= Pilakkal, Manjeri =

Village in Kerala, India

Pilakkal is a location in Payyanad of Manjeri Municipality in Malappuram district of Kerala State of south India.

==Culture==
Pilakkal village is a predominantly Muslim populated area. Hindus exist in comparatively smaller numbers. So the culture of the locality is based upon Muslim traditions. Duff Muttu, Kolkali and Aravanamuttu are common folk arts of this locality. There are many libraries attached to mosques giving a rich source of Islamic studies. Most of the books are written in Arabi-Malayalam which is a version of the Malayalam language written in Arabic script. People gather in mosques for the evening prayer and continue to sit there after the prayers discussing social and cultural issues. Business and family issues are also sorted out during these evening meetings. The Hindu minority of this area keeps their rich traditions by celebrating various festivals in their temples.
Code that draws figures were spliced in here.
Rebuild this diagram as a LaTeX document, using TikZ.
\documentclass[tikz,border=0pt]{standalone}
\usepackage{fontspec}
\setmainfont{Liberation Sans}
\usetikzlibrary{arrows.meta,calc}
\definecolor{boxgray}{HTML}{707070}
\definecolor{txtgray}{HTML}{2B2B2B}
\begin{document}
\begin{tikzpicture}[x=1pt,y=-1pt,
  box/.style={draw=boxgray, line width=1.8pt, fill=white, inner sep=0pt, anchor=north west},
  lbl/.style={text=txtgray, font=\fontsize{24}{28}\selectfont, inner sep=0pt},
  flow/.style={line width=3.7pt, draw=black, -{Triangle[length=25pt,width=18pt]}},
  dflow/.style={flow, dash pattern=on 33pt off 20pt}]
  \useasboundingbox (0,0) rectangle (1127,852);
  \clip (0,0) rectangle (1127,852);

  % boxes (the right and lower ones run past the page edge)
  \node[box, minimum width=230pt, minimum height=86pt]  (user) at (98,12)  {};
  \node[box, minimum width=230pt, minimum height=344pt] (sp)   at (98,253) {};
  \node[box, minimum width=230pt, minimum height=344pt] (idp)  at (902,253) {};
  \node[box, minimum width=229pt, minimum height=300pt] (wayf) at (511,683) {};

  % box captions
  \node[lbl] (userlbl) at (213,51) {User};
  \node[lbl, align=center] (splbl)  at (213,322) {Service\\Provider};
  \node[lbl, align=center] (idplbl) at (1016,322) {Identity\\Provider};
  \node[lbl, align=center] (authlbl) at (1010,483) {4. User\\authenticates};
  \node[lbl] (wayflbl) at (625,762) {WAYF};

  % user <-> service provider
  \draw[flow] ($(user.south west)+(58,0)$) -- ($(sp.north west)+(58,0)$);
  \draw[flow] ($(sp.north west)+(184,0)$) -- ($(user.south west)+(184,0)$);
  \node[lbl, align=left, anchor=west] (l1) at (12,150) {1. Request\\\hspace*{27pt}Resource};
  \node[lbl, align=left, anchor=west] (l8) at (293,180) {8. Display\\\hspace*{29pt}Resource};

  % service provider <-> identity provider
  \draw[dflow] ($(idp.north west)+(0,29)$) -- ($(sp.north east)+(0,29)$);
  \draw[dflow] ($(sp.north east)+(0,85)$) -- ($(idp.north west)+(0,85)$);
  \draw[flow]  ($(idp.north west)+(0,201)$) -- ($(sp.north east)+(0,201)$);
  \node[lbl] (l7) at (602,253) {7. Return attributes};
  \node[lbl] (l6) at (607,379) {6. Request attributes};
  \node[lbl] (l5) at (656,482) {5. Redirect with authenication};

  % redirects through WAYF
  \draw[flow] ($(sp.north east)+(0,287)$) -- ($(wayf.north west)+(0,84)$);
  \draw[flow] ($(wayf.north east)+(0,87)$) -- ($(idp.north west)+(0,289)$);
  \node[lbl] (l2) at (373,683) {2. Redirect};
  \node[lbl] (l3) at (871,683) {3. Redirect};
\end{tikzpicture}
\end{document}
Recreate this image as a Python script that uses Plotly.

Hindu rituals are done here with a regular devotion like other parts of Kerala.

==Transportation==
Pilakkal village connects to other parts of India through Manjeri town. National highway No.66 passes through Parappanangadi and the northern stretch connects to Goa and Mumbai. The southern stretch connects to Cochin and Trivandrum. National Highway No.966 connects to Palakkad and Coimbatore. The nearest airport is at Kozhikode. The nearest major railway station is at Tirur.